Where a TV series might require 14-16 weeks for dubbing, Deepdub’s technology takes four to six weeks, with plans to further compress that to less than two weeks. Krakowski said its tech currently supports six languages; eventually it will expand into dozens more.

To hear Reilly tell it, part of the need is practical. Tentpole films in the U.S. are typically translated to up to 12 languages, while TV series are typically dubbed into six to eight languages; the time and money required to not only expand beyond that but dub the hundreds of thousands of library content from years past would not be cost effective.

Reilly sees the other need for Deepdub through his own time in the industry, amid a boom in streaming services – from HBO Max to Disney Plus to Apple TV Plus.

There used to be a “feeding frenzy” for American programming overseas, he says. But Reilly witnessed, over time, fewer series being bought within other countries, and when they were, being programmed in “fringe” time periods.

Netflix has already dived headfirst into local-language content creation, with popular series such as Spain’s “Money Heist” making a splash Stateside. Many viewers watch these programs in their original language, though dubbed versions are available. “Parasite” director Bong Joon Ho, in winning a Golden Globe last year, famously said, “Once you overcome the 1-inch-tall barrier of subtitles, you will be introduced to so many more amazing films.”

But “audiences far and away prefer to consume international fare in a dubbed experience versus a subtitled experience,” says Reilly.

And there are other applications for Deepdub in filmmaking, he says, such as storing actors voices in an audio library so that they don’t have to return to a studio to re-record certain lines when finishing a film in post-production. The tech could be applied to ADR, looping and other voiceover work.

“It will be a filmmaking tool in which they’re taking many different pieces of machine learning capabilities, that are either here today or will be perfected more, [and] integrating them into one platform that can very seamlessly be used through the filmmaking process,” he says.

“We also will have a library of synthetic voices — you would have no way of knowing whether that is in fact a human being,” adds Reilly.

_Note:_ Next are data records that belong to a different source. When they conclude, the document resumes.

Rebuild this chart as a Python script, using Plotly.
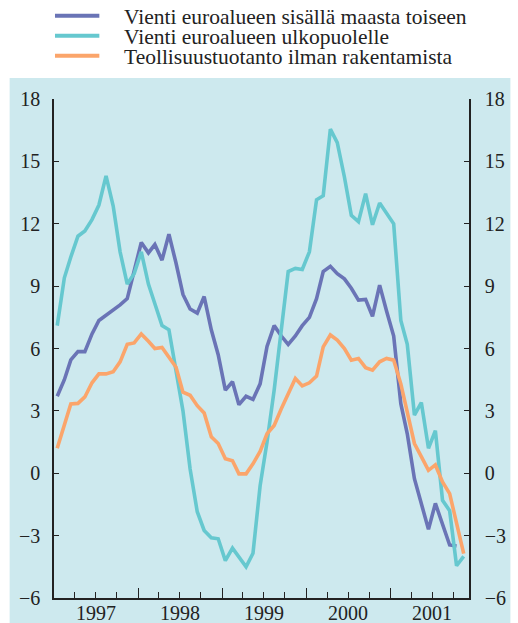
import pandas as pd
import plotly.graph_objects as go

# ---- data (monthly, year-on-year % change) ----
months = pd.date_range("1997-01-01", periods=59, freq="MS") + pd.Timedelta(days=14)

intra_exports = [3.7, 4.5, 5.45, 5.85, 5.85, 6.7, 7.35, 7.6, 7.9, 8.1, 8.4, 9.8,
                 11.1, 10.6, 11.0, 10.25, 11.5, 10.1, 8.6, 7.9, 7.7, 8.5, 6.9, 5.7,
                 4.0, 4.4, 3.3, 3.7, 3.55, 4.3, 6.1, 7.1, 6.6, 6.2, 6.6, 7.1,
                 7.5, 8.4, 9.7, 9.95, 9.6, 9.35, 8.9, 8.33, 8.36, 7.55, 9.05, 7.8,
                 6.6, 3.35, 1.9, -0.26, -1.4, -2.7, -1.45, -2.4, -3.45, -3.5]

extra_exports = [7.1, 9.4, 10.4, 11.4, 11.65, 12.2, 12.9, 14.3, 12.85, 10.65, 9.1, 9.6,
                 10.65, 9.1, 8.15, 7.1, 6.9, 5.0, 3.0, 0.2, -1.85, -2.75, -3.1, -3.15,
                 -4.2, -3.6, -4.0, -4.5, -3.85, -0.6, 1.5, 4.0, 6.9, 9.7, 9.85, 9.8,
                 10.65, 13.15, 13.35, 16.55, 15.9, 14.25, 12.4, 12.1, 13.45, 11.95, 13.0, 12.5,
                 12.0, 7.35, 6.2, 2.8, 3.4, 1.2, 2.05, -1.3, -1.8, -4.45, -4.0]

industrial_prod = [1.2, 2.4, 3.33, 3.36, 3.67, 4.35, 4.78, 4.78, 4.88, 5.36, 6.2, 6.27,
                   6.7, 6.35, 6.0, 6.05, 5.6, 5.1, 3.9, 3.75, 3.25, 2.9, 1.75, 1.43,
                   0.7, 0.6, -0.03, -0.03, 0.45, 1.05, 1.9, 2.3, 3.1, 3.83, 4.56, 4.2,
                   4.35, 4.67, 6.08, 6.65, 6.4, 6.0, 5.44, 5.52, 5.08, 4.96, 5.36, 5.52,
                   5.44, 4.3, 2.95, 1.43, 0.8, 0.14, 0.4, -0.42, -0.98, -2.42, -3.87]

series_names = ["Vienti euroalueen sisällä maasta toiseen",
                "Vienti euroalueen ulkopuolelle",
                "Teollisuustuotanto ilman rakentamista"]
series_colors = ["#6a74b6", "#66c8cf", "#fba56b"]
year_labels = ["1997", "1998", "1999", "2000", "2001"]
y_ticks = [-6, -3, 0, 3, 6, 9, 12, 15, 18]

# ---- layout geometry ----
W, H = 518, 623
L, R, T, B = 54, 43, 99, 25
PW, PH = W - L - R, H - T - B
FONT = "Liberation Serif, Times New Roman, serif"
BG = "#cde9ee"


def px_x(px):
    return (px - L) / PW


def px_y(py):
    return (H - B - py) / PH


fig = go.Figure()
for name, vals, col in zip(series_names, [intra_exports, extra_exports, industrial_prod], series_colors):
    fig.add_trace(go.Scatter(x=months[:len(vals)], y=vals, mode="lines", name=name,
                             line=dict(color=col, width=3.6), showlegend=False))

# invisible trace to activate the right-hand axis
fig.add_trace(go.Scatter(x=[months[0]], y=[0], yaxis="y2", mode="markers",
                         marker=dict(opacity=0), showlegend=False, hoverinfo="skip"))

axis_font = dict(family=FONT, size=20, color="#222")
fig.update_layout(
    width=W, height=H,
    margin=dict(l=L, r=R, t=T, b=B),
    paper_bgcolor="white", plot_bgcolor=BG,
    font=axis_font,
    xaxis=dict(type="date", range=["1997-01-01", "2001-12-08"],
               tickvals=["1998-01-01", "1999-01-01", "2000-01-01", "2001-01-01"],
               ticks="inside", ticklen=10, tickwidth=1, tickcolor="#222",
               showticklabels=False, showgrid=False, zeroline=False,
               showline=True, linecolor="#222", linewidth=1.5,
               minor=dict(dtick="M3", tick0="1997-01-01", ticks="inside", ticklen=6,
                          tickwidth=1, tickcolor="#222", showgrid=False)),
    yaxis=dict(range=[-6, 18], tickvals=y_ticks, ticks="inside", ticklen=5,
               tickcolor="#222", showgrid=False, zeroline=False, showline=True,
               linecolor="#222", linewidth=1.5, tickfont=axis_font, ticklabelstandoff=8),
    yaxis2=dict(range=[-6, 18], tickvals=y_ticks, ticks="inside", ticklen=5,
                tickcolor="#222", overlaying="y", side="right", showgrid=False,
                zeroline=False, showline=True, linecolor="#222", linewidth=1.5,
                tickfont=axis_font, ticklabelstandoff=10),
)

# blue panel behind the plot
fig.add_shape(type="rect", xref="paper", yref="paper", layer="below",
              x0=px_x(9), x1=px_x(517), y0=px_y(H + 5), y1=px_y(78),
              fillcolor=BG, line=dict(width=0))

# year labels centred in each year
for lab in year_labels:
    fig.add_annotation(x=f"{lab}-07-02", y=0, xref="x", yref="paper", text=lab,
                       showarrow=False, yanchor="top", yshift=-2, font=axis_font)

# legend drawn above the panel
legend_rows = [15.7, 35.7, 55.7]
for name, col, yy in zip(series_names, series_colors, legend_rows):
    fig.add_shape(type="line", xref="paper", yref="paper",
                  x0=px_x(55), x1=px_x(100), y0=px_y(yy), y1=px_y(yy),
                  line=dict(color=col, width=4))
    fig.add_annotation(x=px_x(123), y=px_y(yy + 1), xref="paper", yref="paper",
                       text=name, showarrow=False, xanchor="left", yanchor="middle",
                       font=dict(family=FONT, size=21.5, color="#222"))

fig.write_html("out.html", config={"displayModeBar": False},
               post_script="document.body.style.margin='0';document.body.style.overflow='hidden';")
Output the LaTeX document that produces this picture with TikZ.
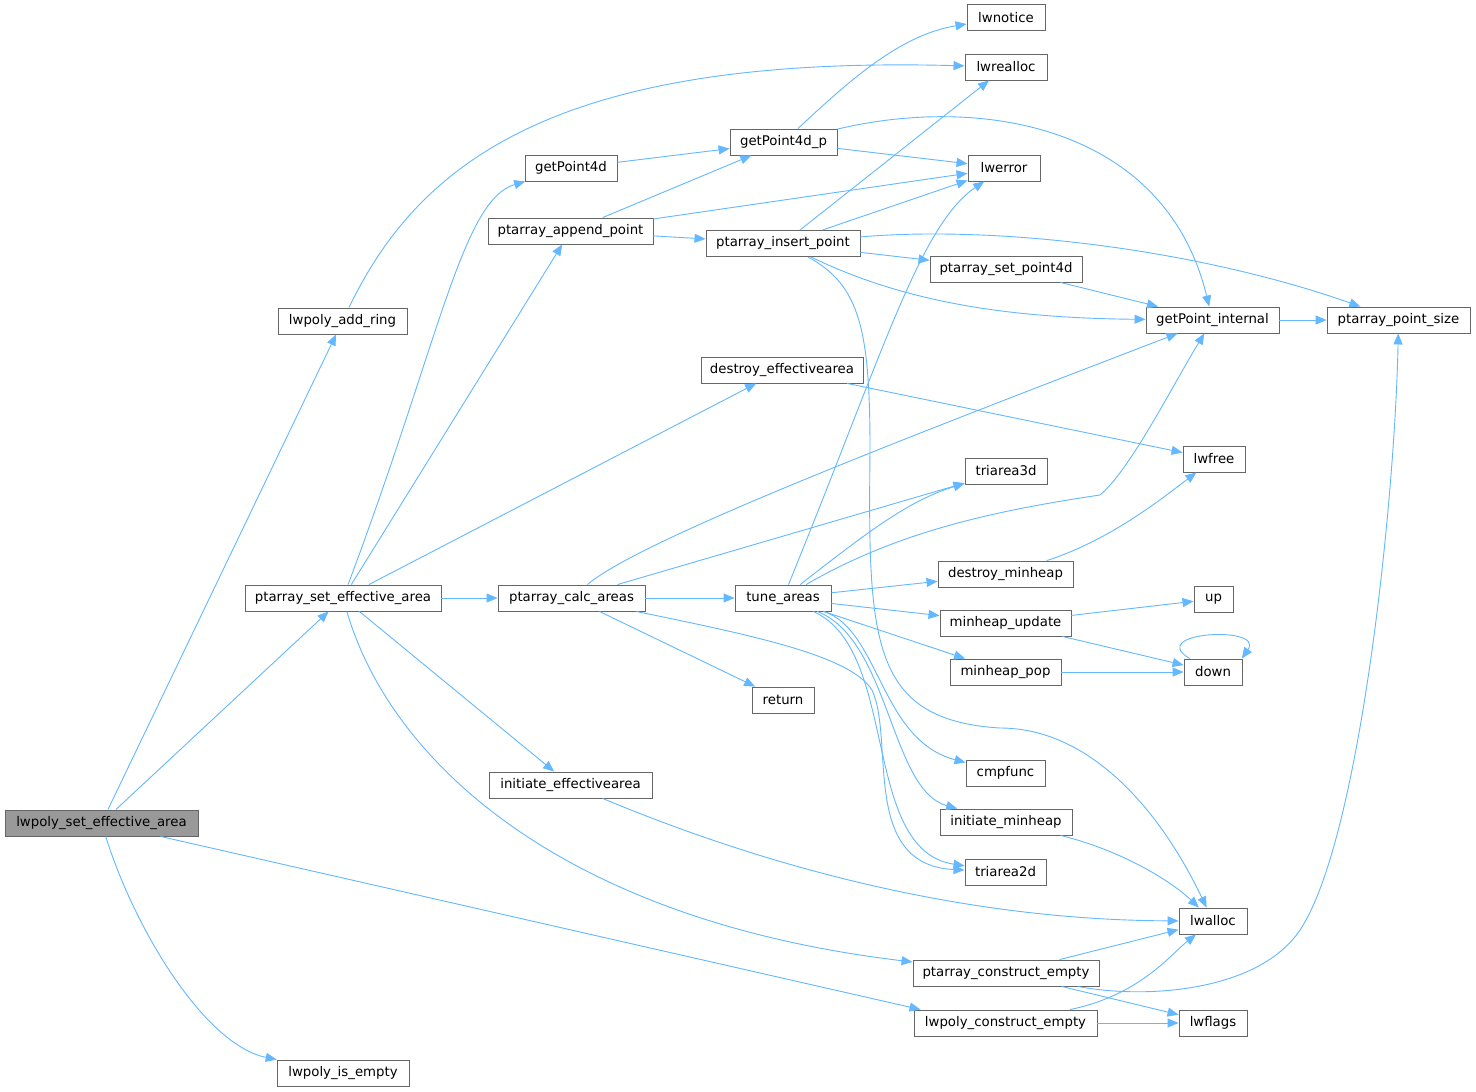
\documentclass[tikz,border=0pt]{standalone}
\usepackage{fontspec}
\setmainfont{DejaVu Sans}
\usetikzlibrary{arrows.meta}
\definecolor{edgecol}{HTML}{63B8FF}
\definecolor{nodeborder}{HTML}{666666}
\definecolor{rootfill}{HTML}{999999}
\tikzset{
  box/.style={draw=nodeborder, line width=0.9pt, fill=white, rectangle, minimum height=26pt, inner sep=0pt, font=\fontsize{13.3}{16}\selectfont},
  conn/.style={draw=edgecol, line width=0.9pt, -{Triangle[length=11pt,width=9pt]}}
}
\begin{document}
\begin{tikzpicture}[x=1pt,y=-1pt]
\useasboundingbox[fill=white] (0,0) rectangle (1476,1092);
% nodes
\node[box, fill=rootfill, minimum width=193pt] (root) at (101.5,823) {lwpoly\_set\_effective\_area};
\node[box, minimum width=129pt] (addring) at (342.5,321) {lwpoly\_add\_ring};
\node[box, minimum width=196pt] (psea) at (343,598) {ptarray\_set\_effective\_area};
\node[box, minimum width=132pt] (isempty) at (343,1073) {lwpoly\_is\_empty};
\node[box, minimum width=183pt] (lpce) at (1005.5,1023) {lwpoly\_construct\_empty};
\node[box, minimum width=92pt] (gp4d) at (571,168) {getPoint4d};
\node[box, minimum width=165pt] (pap) at (570.5,231) {ptarray\_append\_point};
\node[box, minimum width=162pt] (dea) at (782,370) {destroy\_effectivearea};
\node[box, minimum width=147pt] (pca) at (571.5,598) {ptarray\_calc\_areas};
\node[box, minimum width=163pt] (iea) at (570.5,785) {initiate\_effectivearea};
\node[box, minimum width=186pt] (ppce) at (1006,973) {ptarray\_construct\_empty};
\node[box, minimum width=107pt] (gp4dp) at (783.5,142) {getPoint4d\_p};
\node[box, minimum width=154pt] (pip) at (783,243.5) {ptarray\_insert\_point};
\node[box, minimum width=78pt] (lwnotice) at (1006,17.5) {lwnotice};
\node[box, minimum width=82pt] (lwrealloc) at (1006,67) {lwrealloc};
\node[box, minimum width=72pt] (lwerror) at (1004,168) {lwerror};
\node[box, minimum width=152pt] (pspd) at (1006,269) {ptarray\_set\_point4d};
\node[box, minimum width=133pt] (gpi) at (1212.5,320) {getPoint\_internal};
\node[box, minimum width=143pt] (pps) at (1398.5,320) {ptarray\_point\_size};
\node[box, minimum width=62pt] (lwfree) at (1214,459) {lwfree};
\node[box, minimum width=82pt] (triarea3d) at (1006,471) {triarea3d};
\node[box, minimum width=96pt] (tune) at (783,598) {tune\_areas};
\node[box, minimum width=135pt] (dmh) at (1005.5,574) {destroy\_minheap};
\node[box, minimum width=39pt] (up) at (1213.5,599) {up};
\node[box, minimum width=131pt] (mhu) at (1005.5,623) {minheap\_update};
\node[box, minimum width=111pt] (mhp) at (1005.5,672) {minheap\_pop};
\node[box, minimum width=58pt] (down) at (1213,672) {down};
\node[box, minimum width=62pt] (return) at (783,700) {return};
\node[box, minimum width=79pt] (cmpfunc) at (1005.5,773) {cmpfunc};
\node[box, minimum width=132pt] (imh) at (1006,822) {initiate\_minheap};
\node[box, minimum width=81pt] (triarea2d) at (1005.5,872) {triarea2d};
\node[box, minimum width=68pt] (lwalloc) at (1213,921) {lwalloc};
\node[box, minimum width=68pt] (lwflags) at (1213,1023) {lwflags};
% edges
\draw[conn] (root) -- (addring);
\draw[conn] (root) -- (psea);
\draw[conn] (root) .. controls (135,930) and (205,1045) .. (isempty);
\draw[conn] (root) -- (lpce.171);
\draw[conn] (addring) .. controls (420,160) and (560,55) .. (lwrealloc);
\draw[conn] (psea) .. controls (440,340) and (462,200) .. (gp4d);
\draw[conn] (psea) -- (pap);
\draw[conn] (psea) -- (dea);
\draw[conn] (psea) -- (pca);
\draw[conn] (psea) -- (iea);
\draw[conn] (psea) .. controls (390,760) and (560,920) .. (ppce);
\draw[conn] (gp4d) -- (gp4dp);
\draw[conn] (pap) -- (gp4dp);
\draw[conn] (pap) -- (lwerror);
\draw[conn] (pap) -- (pip);
\draw[conn] (gp4dp) .. controls (850,80) and (900,35) .. (lwnotice);
\draw[conn] (gp4dp) -- (lwerror);
\draw[conn] (gp4dp) .. controls (980,95) and (1165,125) .. (gpi);
\draw[conn] (pip) -- (lwrealloc);
\draw[conn] (pip) -- (lwerror);
\draw[conn] (pip) .. controls (1000,225) and (1200,250) .. (pps);
\draw[conn] (pip) -- (pspd);
\draw[conn] (pip) .. controls (900,300) and (1000,318) .. (gpi);
\draw[conn] (pip) .. controls (860,285) and (870,330) .. (870,450) .. controls (868,640) and (870,720) .. (1000,728) .. controls (1090,728) and (1160,810) .. (lwalloc);
\draw[conn] (pspd) -- (gpi);
\draw[conn] (gpi) -- (pps);
\draw[conn] (dea) -- (lwfree);
\draw[conn] (pca) .. controls (640,540) and (900,440) .. (gpi);
\draw[conn] (pca) -- (triarea3d);
\draw[conn] (pca) -- (tune);
\draw[conn] (pca) -- (return);
\draw[conn] (pca) .. controls (750,635) and (850,655) .. (872,690) .. controls (895,740) and (860,865) .. (triarea2d);
\draw[conn] (tune) .. controls (883,353) and (920,225) .. (lwerror);
\draw[conn] (tune) .. controls (900,530) and (1000,510) .. (1100,495) .. controls (1130,470) and (1170,390) .. (gpi);
\draw[conn] (tune) .. controls (870,530) and (910,500) .. (triarea3d);
\draw[conn] (tune) -- (dmh);
\draw[conn] (tune) -- (mhu);
\draw[conn] (tune) -- (mhp);
\draw[conn] (tune) .. controls (880,630) and (880,740) .. (cmpfunc);
\draw[conn] (tune) .. controls (890,640) and (890,790) .. (imh);
\draw[conn] (tune) .. controls (900,650) and (860,850) .. (triarea2d);
\draw[conn] (dmh) .. controls (1110,540) and (1160,500) .. (lwfree);
\draw[conn] (mhu) -- (up);
\draw[conn] (mhu) -- (down);
\draw[conn] (mhp) -- (down);
\draw[conn] (down.150) .. controls (1145,632) and (1265,625) .. (down.25);
\draw[conn] (imh) .. controls (1120,850) and (1170,880) .. (lwalloc);
\draw[conn] (iea) .. controls (750,860) and (950,920) .. (lwalloc);
\draw[conn] (ppce) -- (lwalloc);
\draw[conn] (ppce) .. controls (1150,1000) and (1260,990) .. (1300,930) .. controls (1360,840) and (1395,500) .. (pps);
\draw[conn] (ppce) -- (lwflags);
\draw[conn] (lpce) .. controls (1140,995) and (1170,955) .. (lwalloc);
\draw[conn] (lpce) -- (lwflags);
\end{tikzpicture}
\end{document}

If Deepdub’s AI tech were ever to be deployed on a mass scale, the impact would mean disruption to an entire industry of voiceover artists, coordinators and translators.

“Yeah, that’s going to be disrupted,” says Reilly. “I would suggest that it’s almost inevitable. But on the other side of it, you’re going to open up the capabilities of a trend, which is already on the rise. I can tell you that the business model of global SVOD really only makes sense when you’re moving content across territories, and one of the biggest barriers to that today is localization.”

In a Deepdub release announcing his new position on the board, Reilly says he “can clearly see why Deepdub’s technology is a game changer for studios, content creators and producers. Upon learning more about the organization and the team behind it, I knew immediately that they were on to something deeply exciting, and that I wanted to be a part of, especially as entertainment content becomes increasingly globalized. I look forward to facilitating their success and expansion.”

Said Deepdub co-founder and CEO Ofir Krakowski: “I couldn’t be more excited than to welcome Kevin onto our array of dynamic leaders and industry experts captaining our advisory board. The vision and guidance Kevin brings will not just aid in the rapid growth of the company, but bring the power of deep learning to the entertainment landscape in a manner that benefits the industry and consumers. Our recent launch was the first step in entering the market, our world class team and advisors will solidify our position for years to come.”